What’s in a pitch?

What’s in a pitch?

So you’ve put the finishing touches on your op-ed and are ready to see your name in lights — or at least on the back page of the newspaper. How do you get editors to consider your piece for publication?

You simply ask them. And you do so with a query letter.

You could just email your op-ed to an editor with a polite request that he or she consider it for publication. But imagine applying for a job by just asking politely that an employer hire you.

“Please consider me for your open position. Thanks, Robby.” Probably not an effective strategy.

Just as you have to sell yourself to potential employers, you need to sell your op-ed to editors.
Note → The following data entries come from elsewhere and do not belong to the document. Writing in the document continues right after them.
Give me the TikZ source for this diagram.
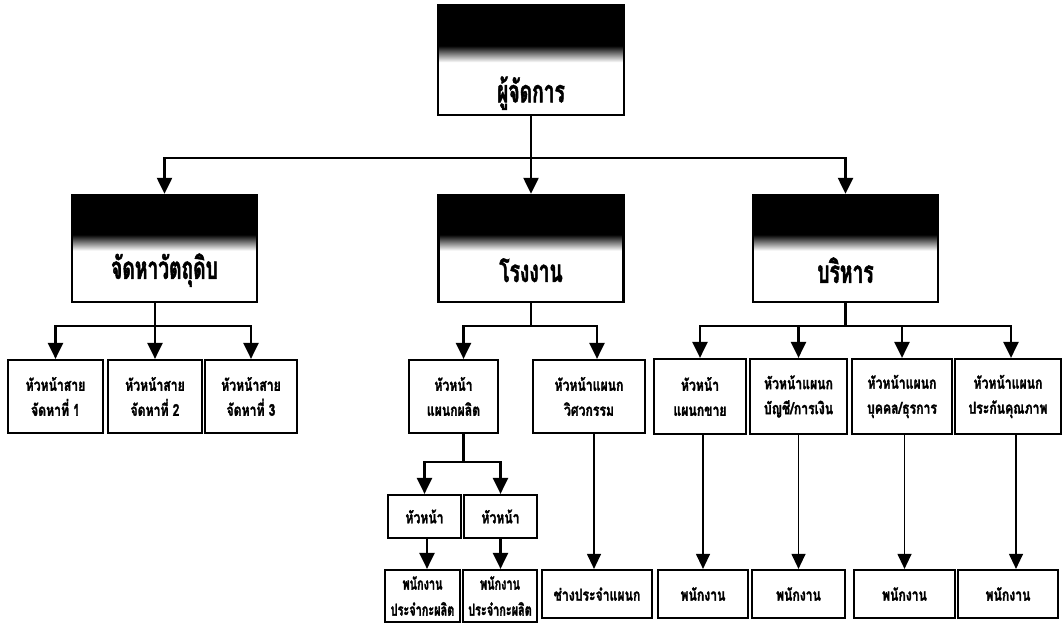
\documentclass[tikz,border=0pt]{standalone}
\usepackage{fontspec}
\newfontfamily\thaihdr[Script=Thai,FakeStretch=0.62,FakeBold=1.5]{Loma}
\newfontfamily\thaibox[Script=Thai,FakeStretch=0.74,FakeBold=1.6]{Loma}
\newfontfamily\thainarrow[Script=Thai,FakeStretch=0.66,FakeBold=1.6]{Loma}
\usetikzlibrary{arrows.meta,calc}

\newcommand\hdrfont{\thaihdr\bfseries\fontsize{31}{34}\selectfont}
\newcommand\boxfont{\thaibox\bfseries\fontsize{16.5}{25}\selectfont}
\newcommand\narrowfont{\thainarrow\bfseries\fontsize{16.5}{26}\selectfont}

\tikzset{
  box/.style={draw, line width=2.2pt, inner sep=1pt, align=center, font=\boxfont},
  shiftbox/.style={box, inner sep=0pt, font=\narrowfont},
  hdr/.style={box, line width=2.4pt, path picture={
      \fill[black] (path picture bounding box.north west) rectangle
        ($(path picture bounding box.north east)!0.38!(path picture bounding box.south east)$);
      \shade[top color=black, bottom color=white]
        ($(path picture bounding box.north west)!0.37!(path picture bounding box.south west)$) rectangle
        ($(path picture bounding box.north east)!0.52!(path picture bounding box.south east)$);
  }},
  hdrtext/.style={inner sep=0pt, font=\hdrfont},
  lw/.style={line width=2.4pt},
  arr/.style={lw, -{Triangle[length=16pt,width=15pt]}},
  thinarr/.style={line width=1.2pt, -{Triangle[length=15pt,width=14pt]}}
}

\begin{document}
\begin{tikzpicture}[x=1pt,y=-1pt]
\useasboundingbox (0,0) rectangle (1062,623);

% manager
\node[hdr, minimum width=186, minimum height=110] (top) at (531,60) {};
\node[hdrtext] (top-t) at ($(top.south)+(0,-23)$) {ผู้จัดการ};

% divisions
\node[hdr, minimum width=185, minimum height=107] (raw) at (164.5,248.5) {};
\node[hdr, minimum width=185, minimum height=107] (fac) at (531,248.5) {};
\node[hdr, minimum width=185, minimum height=107] (adm) at (845.5,248.5) {};
\node[hdrtext] (raw-t) at ($(raw.south)+(0,-33)$) {จัดหาวัตถุดิบ};
\node[hdrtext] (fac-t) at ($(fac.south)+(0,-33)$) {โรงงาน};
\node[hdrtext] (adm-t) at ($(adm.south)+(0,-33)$) {บริหาร};

% purchasing line heads
\node[box, minimum width=95, minimum height=73] (r1) at (55.5,396.5) {หัวหน้าสาย\\จัดหาที่ 1};
\node[box, minimum width=94, minimum height=73] (r2) at (155,396.5) {หัวหน้าสาย\\จัดหาที่ 2};
\node[box, minimum width=92, minimum height=73] (r3) at (251,396.5) {หัวหน้าสาย\\จัดหาที่ 3};

% factory department heads
\node[box, minimum width=89, minimum height=73] (ph) at (453.5,396.5) {หัวหน้า\\แผนกผลิต};
\node[box, minimum width=112, minimum height=73] (eh) at (589,396.5) {หัวหน้าแผนก\\วิศวกรรม};

% production shift heads
\node[box, minimum width=73, minimum height=43] (s1) at (424.5,516.5) {หัวหน้า};
\node[box, minimum width=73, minimum height=43] (s2) at (500.5,516.5) {หัวหน้า};

% administration department heads
\node[box, minimum width=92, minimum height=75] (a1) at (700,396.5) {หัวหน้า\\แผนกขาย};
\node[box, minimum width=97, minimum height=75] (a2) at (798.5,396.5) {หัวหน้าแผนก\\บัญชี/การเงิน};
\node[box, minimum width=100, minimum height=75] (a3) at (902,396.5) {หัวหน้าแผนก\\บุคคล/ธุรการ};
\node[box, minimum width=106, minimum height=75] (a4) at (1008,396.5) {หัวหน้าแผนก\\ประกันคุณภาพ};

% staff row
\node[shiftbox, minimum width=75, minimum height=52] (p1) at (422.5,596) {พนักงาน\\ประจำกะผลิต};
\node[shiftbox, minimum width=74, minimum height=52] (p2) at (500,596) {พนักงาน\\ประจำกะผลิต};
\node[box, minimum width=110, minimum height=48] (tech) at (597,594) {ช่างประจำแผนก};
\node[box, minimum width=90, minimum height=48] (e1) at (703,594) {พนักงาน};
\node[box, minimum width=93, minimum height=48] (e2) at (798.5,594) {พนักงาน};
\node[box, minimum width=101, minimum height=48] (e3) at (904.5,594) {พนักงาน};
\node[box, minimum width=100, minimum height=48] (e4) at (1008,594) {พนักงาน};

% bus levels
\coordinate (bus0) at (0,158);
\coordinate (bus1) at (0,326);
\coordinate (bus2) at (0,462);

% manager -> divisions
\draw[arr] (top.south) -- (fac.north);
\draw[arr] (fac.north |- bus0) -| (raw.north);
\draw[arr] (fac.north |- bus0) -| (adm.north);

% purchasing
\draw[lw] (raw.south -| r2.north) -- (r2.north |- bus1);
\draw[arr] (r2.north |- bus1) -- (r2.north);
\draw[arr] (r2.north |- bus1) -| (r1.north);
\draw[arr] (r2.north |- bus1) -| (r3.north);

% factory
\coordinate (ph-in) at ($(ph.north)+(10,0)$);
\coordinate (eh-in) at ($(eh.north)+(8,0)$);
\draw[lw] (fac.south) -- (fac.south |- bus1);
\draw[arr] (fac.south |- bus1) -| (ph-in);
\draw[arr] (fac.south |- bus1) -| (eh-in);

% production
\coordinate (ph-out) at ($(ph.south)+(10,0)$);
\draw[lw] (ph-out) -- (ph-out |- bus2);
\draw[arr] (ph-out |- bus2) -| (s1.north);
\draw[arr] (ph-out |- bus2) -| (s2.north);
\coordinate (s1-out) at ($(s1.south)+(2.5,0)$);
\draw[arr] (s1-out) -- (s1-out |- p1.north);
\draw[arr] (s2.south) -- (s2.south |- p2.north);

% engineering
\coordinate (eh-out) at ($(eh.south)+(5,0)$);
\draw[thinarr] (eh-out) -- (eh-out |- tech.north);

% administration
\draw[lw] (adm.south) -- (adm.south |- bus1);
\draw[arr] (adm.south |- bus1) -| (a1.north);
\draw[arr] (adm.south |- bus1) -| (a2.north);
\draw[arr] (adm.south |- bus1) -| (a3.north);
\draw[arr] (adm.south |- bus1) -| ($(a4.north)+(3,0)$);

\draw[thinarr] (a1.south -| e1.north) -- (e1.north);
\draw[thinarr] (a2.south -| e2.north) -- (e2.north);
\draw[thinarr] (a3.south -| e3.north) -- (e3.north);
\coordinate (a4-out) at ($(e4.north)+(8,0)$);
\draw[thinarr] (a4.south -| a4-out) -- (a4-out);
\end{tikzpicture}
\end{document}
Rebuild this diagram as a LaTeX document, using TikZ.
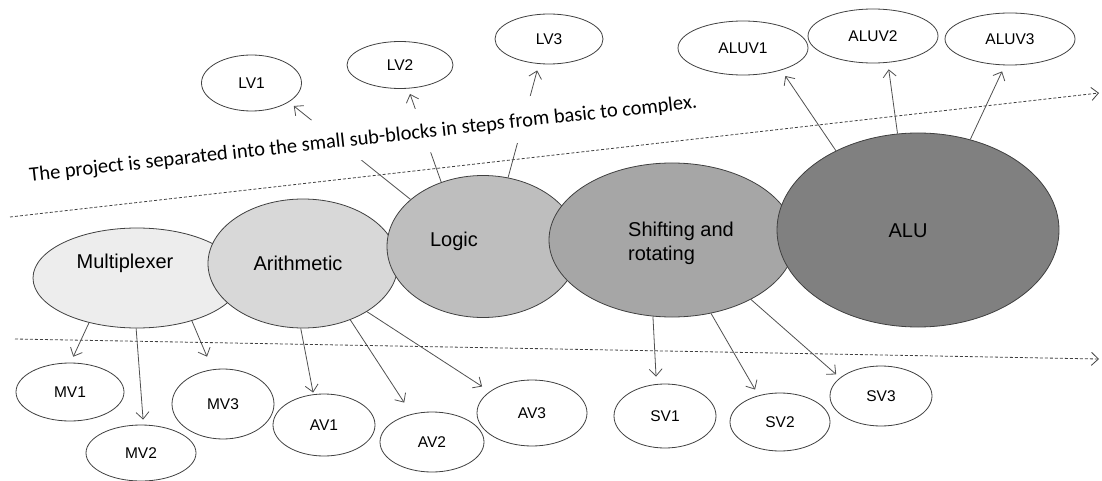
\documentclass[tikz,border=0pt]{standalone}
\usepackage{fontspec}
\setmainfont{Liberation Sans}
\newfontfamily\calfont{Carlito}
\usetikzlibrary{shapes.geometric,arrows.meta}
\definecolor{cmux}{HTML}{EDEDED}
\definecolor{carith}{HTML}{D8D8D8}
\definecolor{clogic}{HTML}{BEBEBE}
\definecolor{cshift}{HTML}{A6A6A6}
\definecolor{calu}{HTML}{808080}
\definecolor{edge}{HTML}{404040}
\definecolor{arrowc}{HTML}{505050}
\begin{document}
\begin{tikzpicture}[x=1pt,y=-1pt,
  sz/.style 2 args={minimum width=#1pt, minimum height=#2pt},
  big/.style={ellipse, draw=edge, line width=0.8pt, inner sep=0pt},
  small/.style={ellipse, draw=edge, fill=white, line width=0.8pt, inner sep=0pt,
    font=\fontsize{15.5}{18}\selectfont},
  lbl/.style={font=\fontsize{20}{24}\selectfont, inner sep=0pt},
  arr/.style={draw=arrowc, line width=0.8pt, -{Straight Barb[length=7pt,width=13pt]}},
  dashline/.style={draw=edge, line width=0.8pt, dash pattern=on 3pt off 2pt,
    -{Straight Barb[length=7pt,width=13pt]}}
]
\useasboundingbox (0,0) rectangle (1102,481);

% dashed guide arrows
\coordinate (d1s) at (10,217);
\coordinate (d1e) at (1099,93);
\coordinate (d2s) at (15,339);
\coordinate (d2e) at (1099,359);
\draw[dashline] (d1s) -- (d1e);
\draw[dashline] (d2s) -- (d2e);

% main blocks
\node[big, fill=cmux,   sz={208}{100}] (mux)   at (137,278) {};
\node[big, fill=carith, sz={190}{129}] (arith) at (303,263.5) {};
\node[big, fill=clogic, sz={192}{142}] (logic) at (483,246.5) {};
\node[big, fill=cshift, sz={246}{154}] (shift) at (672,240) {};
\node[big, fill=calu,   sz={282}{194}] (alu)   at (918,230) {};

\node[lbl] (muxt)   at (125,263) {Multiplexer};
\node[lbl] (aritht) at (298,263) {Arithmetic};
\node[lbl] (logict) at (454,241) {Logic};
\node[lbl, anchor=west, align=left] (shiftt) at (628,243) {Shifting and\\rotating};
\node[lbl] (alut)   at (908,231) {ALU};

% sub-block nodes
\node[small, sz={100}{56}] (lv1) at (251.5,83) {LV1};
\node[small, sz={106}{47}] (lv2) at (400,65) {LV2};
\node[small, sz={108}{50}] (lv3) at (549,39) {LV3};
\node[small, sz={130}{54}] (aluv1) at (743,48) {ALUV1};
\node[small, sz={130}{54}] (aluv2) at (873,36) {ALUV2};
\node[small, sz={130}{52}] (aluv3) at (1010,39) {ALUV3};
\node[small, sz={108}{58}] (mv1) at (70,392) {MV1};
\node[small, sz={110}{56}] (mv2) at (141,453) {MV2};
\node[small, sz={102}{70}] (mv3) at (223,404) {MV3};
\node[small, sz={102}{62}] (av1) at (324,425) {AV1};
\node[small, sz={104}{60}] (av2) at (432,442) {AV2};
\node[small, sz={110}{66}] (av3) at (532,413) {AV3};
\node[small, sz={102}{64}] (sv1) at (665,416) {SV1};
\node[small, sz={100}{58}] (sv2) at (780,422) {SV2};
\node[small, sz={102}{60}] (sv3) at (881,396) {SV3};

% connectors
\draw[arr, shorten >=6.3pt] (logic.147.9) -- (lv1.-27.5);
\draw[arr, shorten >=5.6pt] (logic.123.5) -- (lv2.-71);
\draw[arr, shorten >=6.7pt] (logic.70.9) -- (lv3.-112.5);
\draw[arr, shorten >=7pt]   (alu.136.7) -- (aluv1.-30.8);
\draw[arr, shorten >=6.7pt] (alu.102.3) -- (aluv2.-61.9);
\draw[arr, shorten >=6.7pt] (alu.60.3) -- (aluv3.-101.2);
\draw[arr, shorten >=6.5pt] (mux.-137.4) -- (mv1.89.3);
\draw[arr, shorten >=5pt]   (mux.-91.1) -- (mv2.85.1);
\draw[arr, shorten >=13.8pt] (mux.-38.2) -- (mv3.107.7);
\draw[arr, shorten >=1.7pt] (arith.-92.6) -- (av1.109.4);
\draw[arr, shorten >=13.6pt] (arith.-50.5) -- (av2.126.7);
\draw[arr, shorten >=9.1pt] (arith.-37.5) -- (av3.153.5);
\draw[arr, shorten >=7.5pt] (shift.-104.2) -- (sv1.105);
\draw[arr, shorten >=6.8pt] (shift.-62.5) -- (sv2.129.5);
\draw[arr, shorten >=5pt]   (shift.-37.2) -- (sv3.156.8);

% caption
\node[fill=white, rotate=6.3, anchor=base west, inner xsep=4pt, inner ysep=0pt,
      text height=30pt, text depth=15pt,
      font=\calfont\fontsize{20.5}{24}\selectfont] (caption) at (26,182)
  {The project is separated into the small sub-blocks in steps from basic to complex.};
\end{tikzpicture}
\end{document}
So think of your query letter as a sales pitch for your op-ed.

You don’t have much time — or many words — to convince the editor to run your piece. He or she likely receives hundreds of submissions a day. So don’t summarize. Don’t dwell on the nuances of your argument. Grab the editor’s attention by relating the most compelling portion or angle of your op-ed — and don’t let go.

A few rules of thumb. First, your query should never be longer than four paragraphs — and never more than 200 words. A word count of 150 or less is even better.

Then, highlight the pieces of your argument that are most interesting, timely, and relevant. And don’t be afraid to be sensational. If you’ve written a good opener and have a compelling thesis, the first few paragraphs of your op-ed can be a good starting point from which to whittle a query.

Two additional tips for the conclusion of your query: close out with a question, and emphasize why your piece is a great fit for the outlet you’re pitching.

Questions expect responses — a “No thanks” from an editor is more helpful than no response at all.

And editors can benefit from a final reminder in your query that your piece features information that’s relevant to their readers — perhaps local or state data that substantiate your argument.